10. Stationary Time Series

11. Non-Stationary Time Series

13. Measuring Returns, Volatility and Correlation

13.1 Simple Return

The usual return on an asset bought at time $t - 1$ and sold at time $t$ can be expressed as percentage change in the market variable between the end of day $t - 1$ and the end of day $t$ .

$R_t=\frac{P_t-P_{t-1}}{P_{t-1}}$

The return of an asset over multiple periods is the product of the simple returns in each period:

$1+R_T=\prod_{t=1}^n(1+R_t)$

13.2 Continuously Compounded Returns

Continuously compound returns is also known as log returns. These are computed as the difference of the natural logarithm of the price.

$r_t=\ln P_t-\ln P_{t-1}$

The relationship between simple and log return

$1+R_t=e^{r_t}$

The main advantage of log returns is that the total return over multiple periods is just sum of the single period log return. However, the accuracy of log return approximation is poor when the simple return is large.

$r_T=\sum^T_{t=1}r_t$

13.3 Measuring Volatility

A volatility of a financial asset is usually measured by the standard deviation of its returns.
The measure of volatility scales with the square-root of the holding period. When the volatility is measured daily, it is common to convert daily volatility to annualized volatility by scaling by $\sqrt {252}$ .
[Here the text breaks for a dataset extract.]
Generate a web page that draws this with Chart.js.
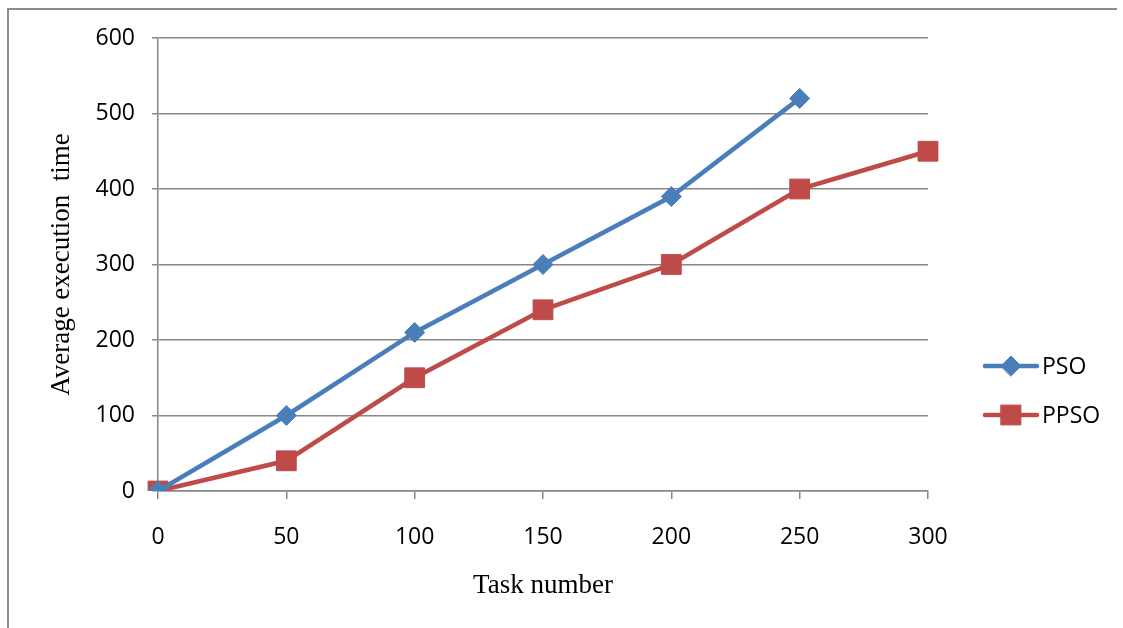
<!DOCTYPE html>
<html>
<head>
<meta charset="utf-8">
<script src="https://cdn.jsdelivr.net/npm/chart.js@4"></script>
<style>
  html, body { margin: 0; padding: 0; background: #fff; }
  #wrap { width: 1123px; height: 628px; }
</style>
</head>
<body>
<div id="wrap"><canvas id="lineChart" width="1123" height="628"></canvas></div>
<script>
/* Data */
const taskNumbers = ["0", "50", "100", "150", "200", "250", "300"];
const psoTimes = [0, 100, 210, 300, 390, 520];
const ppsoTimes = [0, 40, 150, 240, 300, 400, 450];
const yTicks = [0, 100, 200, 300, 400, 500, 600];

const gridGrey = '#878787';
const tickFont = { family: 'Open Sans', size: 23 };
const titleFont = { family: 'Liberation Serif', size: 27 };

/* frame round the picture + legend at the right */
const framePlugin = {
    id: 'frame',
    beforeDraw(chart) {
        const ctx = chart.ctx;
        ctx.save();
        ctx.fillStyle = '#fff';
        ctx.fillRect(0, 0, chart.width, chart.height);
        ctx.strokeStyle = '#8c8c8c';
        ctx.lineWidth = 2;
        ctx.beginPath();
        ctx.moveTo(8, chart.height);
        ctx.lineTo(8, 9);
        ctx.lineTo(1117, 9);
        ctx.stroke();
        ctx.restore();
    },
    afterDraw(chart) {
        const ctx = chart.ctx;
        const rows = [366, 415];
        ctx.save();
        chart.data.datasets.forEach((ds, i) => {
            const y = rows[i];
            ctx.strokeStyle = ds.borderColor;
            ctx.lineWidth = 4.5;
            ctx.lineCap = 'round';
            ctx.beginPath();
            ctx.moveTo(985, y);
            ctx.lineTo(1037, y);
            ctx.stroke();
            ctx.fillStyle = ds.borderColor;
            ctx.lineWidth = 1;
            Chart.helpers.drawPoint(ctx, {
                pointStyle: ds.pointStyle,
                radius: ds.pointRadius,
                borderWidth: 1
            }, 1011, y);
            ctx.fillStyle = '#000';
            ctx.font = '23px "Open Sans"';
            ctx.textBaseline = 'middle';
            ctx.fillText(ds.label, 1042, y + 1);
        });
        ctx.restore();
    }
};

const my_chart = new Chart('lineChart', {
    type: 'line',
    data: {
        labels: taskNumbers,
        datasets: [
            {
                label: 'PSO',
                data: psoTimes,
                borderColor: '#4a7ebb',
                backgroundColor: '#4a7ebb',
                borderWidth: 4.5,
                pointStyle: 'rectRot',
                pointRadius: 10,
                pointBorderWidth: 1,
                pointBorderColor: '#4a7ebb',
                pointBackgroundColor: '#4a7ebb',
                tension: 0
            },
            {
                label: 'PPSO',
                data: ppsoTimes,
                borderColor: '#be4b48',
                backgroundColor: '#be4b48',
                borderWidth: 4.5,
                pointStyle: 'rect',
                pointRadius: 14,
                pointBorderWidth: 1,
                pointBorderColor: '#be4b48',
                pointBackgroundColor: '#be4b48',
                tension: 0
            }
        ]
    },
    plugins: [framePlugin],
    options: {
        responsive: false,
        animation: false,
        layout: {
            padding: { left: 0, right: 195, top: 38, bottom: 0 }
        },
        scales: {
            x: {
                offset: false,
                grid: {
                    drawOnChartArea: false,
                    drawTicks: true,
                    tickLength: 8,
                    color: gridGrey,
                    lineWidth: 1.5
                },
                border: { color: gridGrey, width: 1.5 },
                ticks: { color: '#000', font: tickFont, padding: 25, maxRotation: 0 },
                title: {
                    display: true,
                    text: 'Task number',
                    color: '#000',
                    font: titleFont,
                    padding: { top: 0, bottom: 26 }
                },
                afterFit(scale) { scale.height = 137; }
            },
            y: {
                min: 0,
                max: 600,
                afterBuildTicks(scale) {
                    scale.ticks = yTicks.map(v => ({ value: v }));
                },
                grid: {
                    color: gridGrey,
                    lineWidth: 1.5,
                    drawTicks: true,
                    tickLength: 6
                },
                border: { color: gridGrey, width: 1.5 },
                ticks: { color: '#000', font: tickFont, padding: 17 },
                title: {
                    display: true,
                    text: 'Average execution  time',
                    color: '#000',
                    font: titleFont,
                    padding: { top: 46, bottom: 0 }
                },
                afterFit(scale) { scale.width = 158; }
            }
        },
        plugins: {
            legend: { display: false },
            tooltip: { enabled: false }
        }
    }
});
</script>
</body>
</html>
$\sigma_{annual}=\sqrt {252} *\sigma_{daily}$

The variance (also called the variance rate) of returns is estimated using the standard estimator:

$\hat{\sigma}^2=\frac{1}{T}\sum^T_{t=1}(r_t-\hat{\mu})^2$

13.4 Two methods to test normality of a distribution

The Jarque-Bera Test
It is used to formally test whether the sample skweness and kurtosis are compatible with an assumption that the returns are normally distributied.
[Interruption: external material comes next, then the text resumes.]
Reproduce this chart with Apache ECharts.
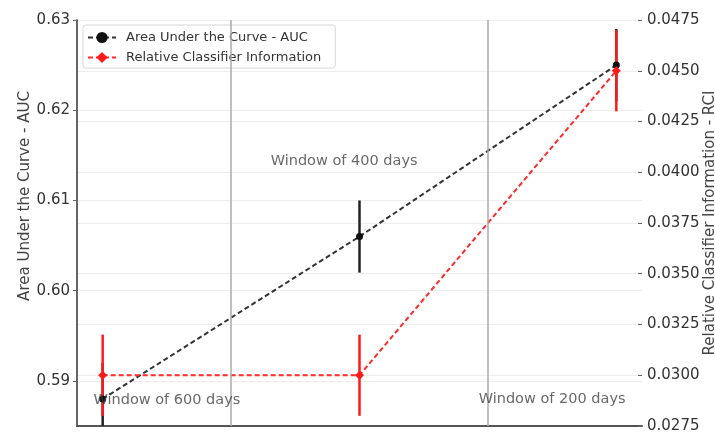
<!DOCTYPE html>
<html>
<head>
<meta charset="utf-8">
<script src="https://cdn.jsdelivr.net/npm/echarts@6/dist/echarts.min.js"></script>
<style>
html,body{margin:0;padding:0;background:#fff;}
#chart{width:715px;height:436px;}
</style>
</head>
<body>
<div id="chart"></div>
<script>
// positions along the x axis (one per time window)
const windowX = [0, 1, 2];
const windowLabels = ['Window of 600 days', 'Window of 400 days', 'Window of 200 days'];
// AUC values and error half-widths
const aucValues = [0.588, 0.606, 0.625];
const aucErrors = [0.004, 0.004, 0.004];
// RCI values and error half-widths
const rciValues = [0.0300, 0.0300, 0.0450];
const rciErrors = [0.0020, 0.0020, 0.0020];
// annotation anchor points (data coordinates on AUC axis)
const annotX = [0.25, 0.94, 1.75];
const annotY = [0.5879, 0.6143, 0.5880];
// window boundaries (vertical lines)
const windowBounds = [0.5, 1.5];
// axis ranges and tick labels
const aucRange = [0.585, 0.63];
const aucTicks = [0.59, 0.60, 0.61, 0.62, 0.63];
const rciRange = [0.0275, 0.0475];

const aucName = 'Area Under the Curve - AUC';
const rciName = 'Relative Classifier Information';

const chart = echarts.init(document.getElementById('chart'), null, {renderer: 'canvas'});

function errRender(color) {
  return function (params, api) {
    const p1 = api.coord([api.value(0), api.value(1)]);
    const p2 = api.coord([api.value(0), api.value(2)]);
    return {
      type: 'line',
      shape: {x1: p1[0], y1: p1[1], x2: p2[0], y2: p2[1]},
      style: {stroke: color, lineWidth: 2.5}
    };
  };
}

const font = 'DejaVu Sans';

chart.setOption({
  animation: false,
  textStyle: {fontFamily: font},
  grid: {left: 77, right: 73, top: 20, bottom: 10, containLabel: false, outerBoundsMode: 'none'},
  legend: {
    data: [aucName, rciName],
    orient: 'vertical',
    left: 83, top: 25,
    padding: [6, 14, 4, 4],
    itemGap: 7,
    itemWidth: 28,
    itemHeight: 14,
    backgroundColor: 'rgba(255,255,255,0.85)',
    borderColor: '#d6d6d6',
    borderWidth: 1,
    borderRadius: 3,
    textStyle: {fontSize: 13, color: '#333', fontFamily: font, padding: [0, 0, 0, 5]}
  },
  xAxis: {
    type: 'value',
    min: -0.1, max: 2.1,
    axisLine: {show: true, onZero: false, lineStyle: {color: '#555', width: 2}},
    axisTick: {show: false},
    axisLabel: {show: false},
    splitLine: {show: false}
  },
  yAxis: [
    {
      type: 'value',
      min: aucRange[0], max: aucRange[1],
      position: 'left',
      name: aucName,
      nameLocation: 'middle',
      nameRotate: 90,
      nameGap: 44,
      nameMoveOverlap: false,
      nameTextStyle: {fontSize: 15, color: '#444', padding: [0, 0, 0, 54]},
      axisLine: {show: true, onZero: false, lineStyle: {color: '#666', width: 2}},
      axisTick: {show: true, length: 4, lineStyle: {color: '#666'}, customValues: aucTicks},
      axisLabel: {fontSize: 15, color: '#333', margin: 7, customValues: aucTicks,
        formatter: v => v.toFixed(2)},
      splitLine: {show: true, lineStyle: {color: '#eeeeee', width: 1}}
    },
    {
      type: 'value',
      min: rciRange[0], max: rciRange[1], interval: 0.0025,
      position: 'right',
      name: 'Relative Classifier Information - RCI',
      nameLocation: 'middle',
      nameRotate: 90,
      nameGap: 61,
      nameMoveOverlap: false,
      nameTextStyle: {fontSize: 15, color: '#444'},
      axisLine: {show: false, onZero: false},
      axisTick: {show: true, inside: true, length: 4, lineStyle: {color: '#666'}},
      axisLabel: {fontSize: 15, color: '#333', margin: 5, formatter: v => v.toFixed(4)},
      splitLine: {show: true, lineStyle: {color: '#eeeeee', width: 1}}
    }
  ],
  series: [
    {
      name: 'AUC error',
      type: 'custom',
      yAxisIndex: 0,
      clip: true,
      renderItem: errRender('#222'),
      data: windowX.map((x, i) => [x, aucValues[i] - aucErrors[i], aucValues[i] + aucErrors[i]]),
      markLine: {
        silent: true,
        symbol: 'none',
        label: {show: false},
        lineStyle: {color: '#aaa', width: 1.5, type: 'solid'},
        data: windowBounds.map(v => ({xAxis: v}))
      }
    },
    {
      name: aucName,
      type: 'line',
      yAxisIndex: 0,
      data: windowX.map((x, i) => [x, aucValues[i]]),
      symbol: 'circle',
      symbolSize: 7,
      itemStyle: {color: '#111'},
      lineStyle: {color: '#333', width: 2, type: [5, 3]}
    },
    {
      name: 'RCI error',
      type: 'custom',
      yAxisIndex: 1,
      clip: true,
      renderItem: errRender('#ff1a1a'),
      data: windowX.map((x, i) => [x, rciValues[i] - rciErrors[i], rciValues[i] + rciErrors[i]])
    },
    {
      name: rciName,
      type: 'line',
      yAxisIndex: 1,
      data: windowX.map((x, i) => [x, rciValues[i]]),
      symbol: 'diamond',
      symbolSize: 9,
      itemStyle: {color: '#ff1a1a'},
      lineStyle: {color: '#ff2a2a', width: 2, type: [5, 3]}
    },
    {
      name: 'annotations',
      type: 'scatter',
      yAxisIndex: 0,
      symbolSize: 0,
      silent: true,
      z: 10,
      data: annotX.map((x, i) => ({value: [x, annotY[i]], label: {formatter: windowLabels[i]}})),
      label: {show: true, position: 'inside', fontSize: 14.5, color: '#444', fontFamily: font}
    }
  ]
});
</script>
</body>
</html>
$H_0: \quad Skewbess=0 \quad and \quad Kurtosis =3$

The test statistic is
$JB=(T-1)(\frac{{\hat{s}}^2}{6}+\frac{(\hat{K}-3)^2}{24})$

Power Laws
Normal random variables have thin tails so that the probability of return larger than $K\sigma$ declines rapidly as $K$ increase, whereas many other distributions have tails that decline less quickly for large deviations.